By auditing a randomized 10-20% of the video footage from every trip, regulatory authorities can verify logbook accuracy, quantify precise interaction rates, and detect systemic patterns of cervical mutilation. This eliminates the anonymity that currently protects illegal discarding practices.

Economic Incentivization of Circle Hooks

Replacing traditional J-hooks with circle hooks fundamentally alters the physical point of contact. J-hooks are frequently swallowed, causing internal hemorrhaging and deep visceral trauma. Circle hooks are mechanically designed to slide out of the stomach and catch exclusively in the corner of the jaw. This shift reduces at-vessel mortality and simplifies the de-hooking process, lowering the safety risk for the crew and removing the primary operational incentive for spinal immobilization.

The Strategic Play for Regional Fisheries Management

To prevent the ecological collapse of Western Mediterranean apex predators, the General Fisheries Commission for the Mediterranean (GFCM) must pivot away from broad, unenforced landing bans toward a hard operational mandate.

The immediate requirement is the implementation of a mandatory "fins-naturally-attached" landing policy coupled with strict financial penalties for vessels landing or discarding apex sharks showing signs of sharp-force trauma.
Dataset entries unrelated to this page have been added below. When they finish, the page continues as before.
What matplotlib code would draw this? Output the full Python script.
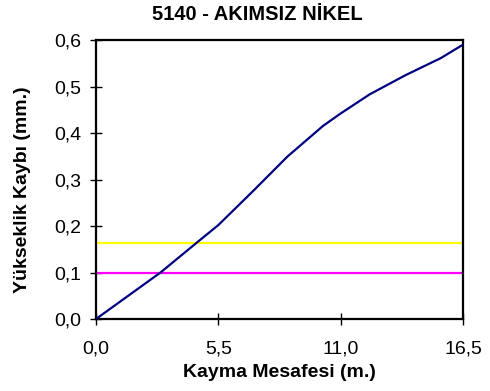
import matplotlib
matplotlib.use("Agg")
import matplotlib.pyplot as plt
from matplotlib.ticker import FixedLocator, FuncFormatter

plt.rcParams['font.family'] = ['Liberation Sans', 'DejaVu Sans']

# Wear curve: height loss vs sliding distance
distance = [0.0, 2.9, 4.5, 5.5, 7.1, 8.6, 10.2, 11.0, 12.3, 13.9, 15.5, 16.5]
height_loss = [0.0, 0.100, 0.163, 0.202, 0.277, 0.349, 0.415, 0.442, 0.483, 0.524, 0.561, 0.59]

# Reference limits
yellow_limit = 0.163
magenta_limit = 0.10

x_ticks = [0.0, 5.5, 11.0, 16.5]
y_ticks = [0.0, 0.1, 0.2, 0.3, 0.4, 0.5, 0.6]

fig = plt.figure(figsize=(4.9, 3.91), dpi=100)
ax = fig.add_axes([96 / 490, 1 - 319 / 391, (463 - 96) / 490, (319 - 40) / 391])

ax.axhline(yellow_limit, color='#FFFF00', lw=1.6, zorder=2)
ax.axhline(magenta_limit, color='#FF00FF', lw=1.6, zorder=2)
ax.plot(distance, height_loss, color='#000080', lw=1.6, zorder=3)

ax.set_xlim(0, 16.5)
ax.set_ylim(0, 0.6)
ax.xaxis.set_major_locator(FixedLocator(x_ticks))
ax.yaxis.set_major_locator(FixedLocator(y_ticks))
fmt = FuncFormatter(lambda v, p: f"{v:.1f}".replace('.', ','))
ax.xaxis.set_major_formatter(fmt)
ax.yaxis.set_major_formatter(fmt)
ax.tick_params(direction='inout', length=9, width=1, labelsize=14)
ax.tick_params(axis='x', pad=11)
ax.tick_params(axis='y', pad=6)

for s in ax.spines.values():
    s.set_linewidth(1.6)
    s.set_color('black')

ax.set_xlabel('Kayma Mesafesi (m.)', fontsize=14, fontweight='bold')
ax.xaxis.set_label_coords(0.5, -0.161)
ax.set_ylabel('Yükseklik Kaybı (mm.)', fontsize=14, fontweight='bold', va='center')
ax.yaxis.set_label_coords(-0.2016, 0.462)
fig.text(257 / 490, 1 - 15 / 391, '5140 - AKIMSIZ NİKEL', ha='center', va='center',
         fontsize=14.5, fontweight='bold')

fig.savefig('out.png', dpi=100)
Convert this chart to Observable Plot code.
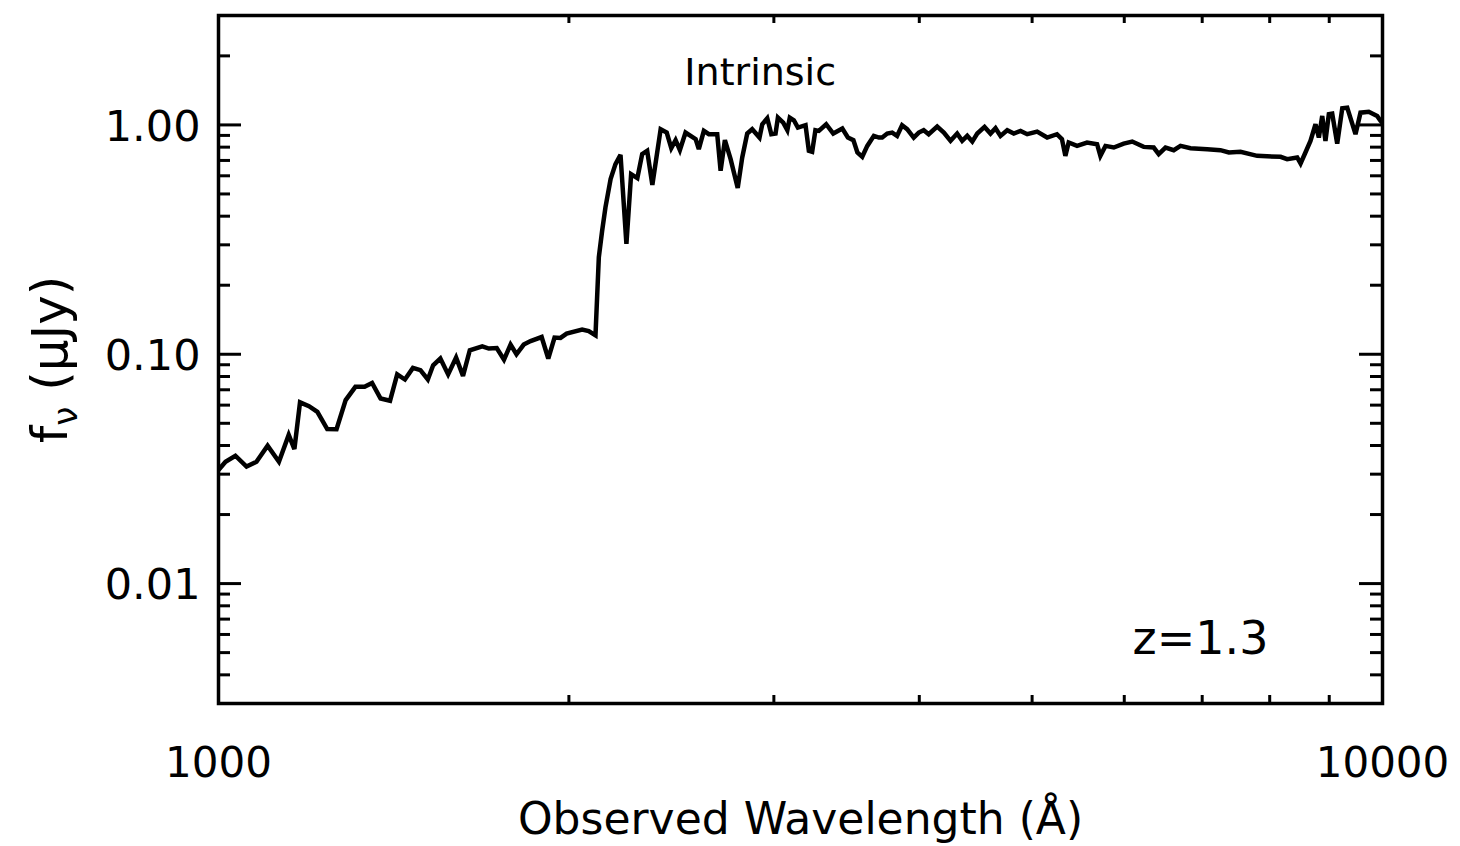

Maritime nations must tie fuel subsidies directly to REM compliance. Vessels operating without verified digital monitoring systems should face immediate exclusion from high-value target quotas. By internalizing the ecological cost of bycatch into the operational overhead of the fleet, the economic rationale for carcass mutilation disappears, forcing commercial operators to adopt non-lethal mitigation technologies as a core condition of business continuity.